Tomorrow, 2 November, is the International Day to End Impunity for Crimes against Journalists. Five years have passed since the UN General Assembly instituted this day while urging Member States to implement definite measures countering the culture of impunity for crimes against journalists.
On 27 September, the UN Human Rights Council unanimously adopted a resolution on the Safety of Journalists. Still, data from UNESCO suggests that the situation for journalists and media workers is not improving. Over the preceding two years, the world has seen a decline in killings of journalists. However, with 80 killings confirmed so far this year, 2018 is on track to break this trend.
The freedom of expression and its derivative, the freedom of the media, are cornerstones of all democratic freedoms. Attacks on journalists are attacks on these freedoms. Impunity enables continuing attacks and a more repressive environment.
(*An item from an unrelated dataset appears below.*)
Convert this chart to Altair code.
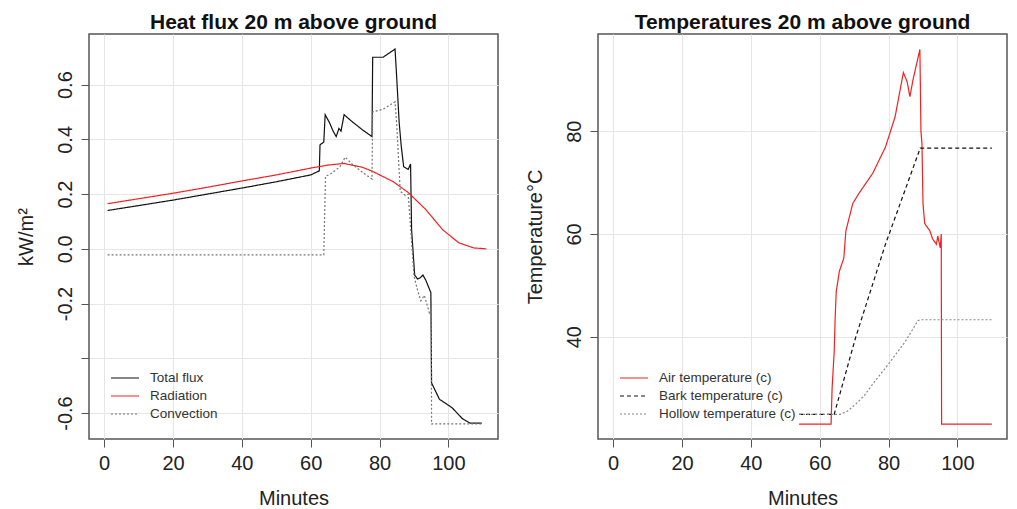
import altair as alt
import pandas as pd

FONT = "Liberation Sans"

# ---------------- Left panel: heat flux (kW/m^2) vs minutes ----------------
flux_names = ["Total flux", "Radiation", "Convection"]

total_x = [1, 10, 20, 30, 40, 50, 60, 62.5, 62.7, 63.8, 64.2, 65.5, 66.5, 67.4, 68.2, 68.8,
           69.7, 72, 75, 77.8, 78, 81, 84.5, 85, 85.7, 86.3, 87, 88.3, 89, 89.3, 90.2, 91,
           91.7, 92.6, 93.4, 94.9, 95.1, 97.4, 101, 104, 106.3, 109.7]
total_y = [0.14, 0.158, 0.178, 0.2, 0.222, 0.245, 0.27, 0.285, 0.38, 0.39, 0.49, 0.46, 0.43,
           0.41, 0.44, 0.43, 0.49, 0.465, 0.435, 0.41, 0.70, 0.70, 0.73, 0.62, 0.46, 0.375,
           0.30, 0.29, 0.31, 0.07, -0.096, -0.11, -0.107, -0.096, -0.114, -0.16, -0.49,
           -0.55, -0.58, -0.62, -0.637, -0.637]

rad_x = [1, 10, 20, 30, 40, 50, 60, 65, 69.7, 75, 78, 84, 88.3, 93.4, 98.3, 103, 107.4, 111]
rad_y = [0.165, 0.183, 0.203, 0.225, 0.248, 0.27, 0.295, 0.306, 0.312, 0.298, 0.283, 0.245,
         0.206, 0.144, 0.07, 0.022, 0.003, 0.0]

conv_x = [1, 63.8, 64.3, 66, 67.5, 68.5, 70, 72, 75, 77.8, 78, 81, 84.5, 85, 86, 87.5, 88.3,
          89, 90, 91, 92, 93, 94.5, 95, 95.1, 110]
conv_y = [-0.022, -0.022, 0.265, 0.275, 0.29, 0.30, 0.335, 0.31, 0.28, 0.255, 0.5, 0.51,
          0.537, 0.45, 0.21, 0.195, 0.2, 0.08, -0.1, -0.15, -0.19, -0.17, -0.235, -0.23,
          -0.64, -0.64]

# ---------------- Right panel: temperatures (deg C) vs minutes ----------------
temp_names = ["Air temperature (c)", "Bark temperature (c)", "Hollow temperature (c)"]

air_x = [54, 63.3, 63.6, 64.2, 64.5, 64.8, 65.7, 67, 67.6, 69.6, 71.3, 75.4, 79.1, 81.9, 84.3,
         85.4, 86.2, 87.1, 89.1, 89.4, 89.7, 90, 90.5, 92, 92.8, 93.9, 94.3, 95, 95.3, 95.4, 110]
air_y = [23, 23, 30, 37, 44, 48.8, 52.7, 55.3, 60.6, 65.9, 67.8, 71.8, 76.9, 82.8, 91.4, 89.6,
         86.7, 90, 95.9, 80, 77.6, 65.9, 62, 60.6, 59, 58, 59.6, 57.3, 60, 23, 23]

bark_x = [54, 64.2, 70.5, 79.1, 89.2, 110]
bark_y = [24.9, 24.9, 40, 58, 76.7, 76.7]

hollow_x = [54, 66, 68, 70.5, 73, 75.4, 80, 84.8, 88.5, 89.2, 110]
hollow_y = [24.9, 24.9, 25.5, 26.9, 28.6, 30.8, 34.7, 39, 43.1, 43.3, 43.3]

x_ticks = [0, 20, 40, 60, 80, 100]
flux_ticks = [-0.6, -0.4, -0.2, 0.0, 0.2, 0.4, 0.6]
temp_ticks = [40, 60, 80]


def long_df(field, items):
    rows = []
    for name, xs, ys in items:
        for i, (x, y) in enumerate(zip(xs, ys)):
            rows.append({field: name, "minutes": x, "value": y, "order": i})
    return pd.DataFrame(rows)


flux_df = long_df("flux_series", [("Total flux", total_x, total_y),
                                  ("Radiation", rad_x, rad_y),
                                  ("Convection", conv_x, conv_y)])
temp_df = long_df("temp_series", [("Air temperature (c)", air_x, air_y),
                                  ("Bark temperature (c)", bark_x, bark_y),
                                  ("Hollow temperature (c)", hollow_x, hollow_y)])

PW, PH = 409, 405
XDOM = [-4.4, 114.4]

common_axis = dict(domain=False, grid=True, gridColor="#e6e6e6", gridWidth=1,
                   tickColor="#555", tickSize=8, tickWidth=1,
                   labelFont=FONT, labelFontSize=20, labelColor="#222",
                   titleFont=FONT, titleFontSize=20, titleColor="#222",
                   titleFontWeight="normal", labelOverlap=False, labelFlush=False)


def x_axis():
    return alt.Axis(values=x_ticks, title="Minutes", format="d", labelPadding=6,
                    minExtent=30, maxExtent=30, titlePadding=19.5, **common_axis)


def y_axis(title, values, label_expr=None):
    kw = dict(values=values, title=title, labelAngle=270, labelAlign="center",
              labelBaseline="bottom", labelPadding=6, minExtent=34, maxExtent=34,
              titlePadding=18.8, **common_axis)
    if label_expr:
        kw["labelExpr"] = label_expr
    return alt.Axis(**kw)


# legend line: a wide horizontal stroke drawn from a small symbol size
LEG_PATH = "M-2,0H2"


def legend(lx, ly):
    return alt.Legend(title=None, orient="none", legendX=lx, legendY=ly,
                      symbolType=LEG_PATH, symbolSize=196, symbolStrokeWidth=1.2,
                      symbolFillColor="transparent",
                      labelFont=FONT, labelFontSize=13.5, labelColor="#333",
                      labelOffset=17, rowPadding=3, padding=0)


def title(text):
    return alt.Title(text, font=FONT, fontSize=21, fontWeight="bold", color="#111",
                     anchor="middle", baseline="bottom", offset=-20)


flux_leg = legend(28, 336)
left = alt.Chart(flux_df).mark_line(strokeWidth=1.2, clip=True).encode(
    x=alt.X("minutes:Q", scale=alt.Scale(domain=XDOM, nice=False, zero=False), axis=x_axis()),
    y=alt.Y("value:Q", scale=alt.Scale(domain=[-0.695, 0.785], nice=False, zero=False),
            axis=y_axis("kW/m²", flux_ticks,
                        "abs(datum.value + 0.4) < 1e-6 ? '' : replace(format(datum.value, '.1f'), '\u2212', '-')")),
    color=alt.Color("flux_series:N",
                    scale=alt.Scale(domain=flux_names, range=["#111111", "#ee2222", "#777777"]),
                    legend=flux_leg),
    strokeDash=alt.StrokeDash("flux_series:N",
                              scale=alt.Scale(domain=flux_names, range=[[1, 0], [1, 0], [2, 2]]),
                              legend=flux_leg),
    order="order:Q",
).properties(width=PW, height=PH, title=title("Heat flux 20 m above ground"))

temp_leg = legend(28, 336)
right = alt.Chart(temp_df).mark_line(strokeWidth=1.2, clip=True).encode(
    x=alt.X("minutes:Q", scale=alt.Scale(domain=XDOM, nice=False, zero=False), axis=x_axis()),
    y=alt.Y("value:Q", scale=alt.Scale(domain=[20.1, 98.9], nice=False, zero=False),
            axis=y_axis("Temperature°C", temp_ticks)),
    color=alt.Color("temp_series:N",
                    scale=alt.Scale(domain=temp_names, range=["#ee2222", "#111111", "#888888"]),
                    legend=temp_leg),
    strokeDash=alt.StrokeDash("temp_series:N",
                              scale=alt.Scale(domain=temp_names, range=[[1, 0], [4, 3], [2, 2]]),
                              legend=temp_leg),
    order="order:Q",
).properties(width=PW, height=PH, title=title("Temperatures 20 m above ground"))

chart = alt.hconcat(left, right, spacing=25).resolve_scale(
    x="independent", y="independent", color="independent", strokeDash="independent"
).resolve_legend(color="independent", strokeDash="independent").properties(
    padding={"left": 7, "top": 3, "right": 0, "bottom": 0},
    background="white",
).configure_view(stroke="#555555", strokeWidth=1.5)

chart.save("out.html", embed_options={"renderer": "svg", "actions": False})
Ensuring accountability is a key component in preventing future attacks, and in securing a free and pluralistic press. While our region has the highest rate of resolution of cases of killings of journalists, numbers from UNESCO show that less than half of cases have been resolved since 2006. We must do more to eliminate impunity.
We have obligations to prevent violence against journalists and media workers. We must ensure accountability through the conduct of impartial, speedy, thorough, independent and effective investigations into all alleged violence. Perpetrators must be brought to justice in accordance with the rule of law. Victims and their families must have access to appropriate remedies. We must ensure that the legal frameworks for protecting journalists and media workers are satisfactory.
We call on participating States, drawing on the expertise of the Representative on the Freedom of the Media, to take steps to promote a safe and enabling environment for journalists and media workers. Constituting the fourth pillar of democracy, these actors should be able to perform their work independently, without undue interference, and free from fear of violence and persecution.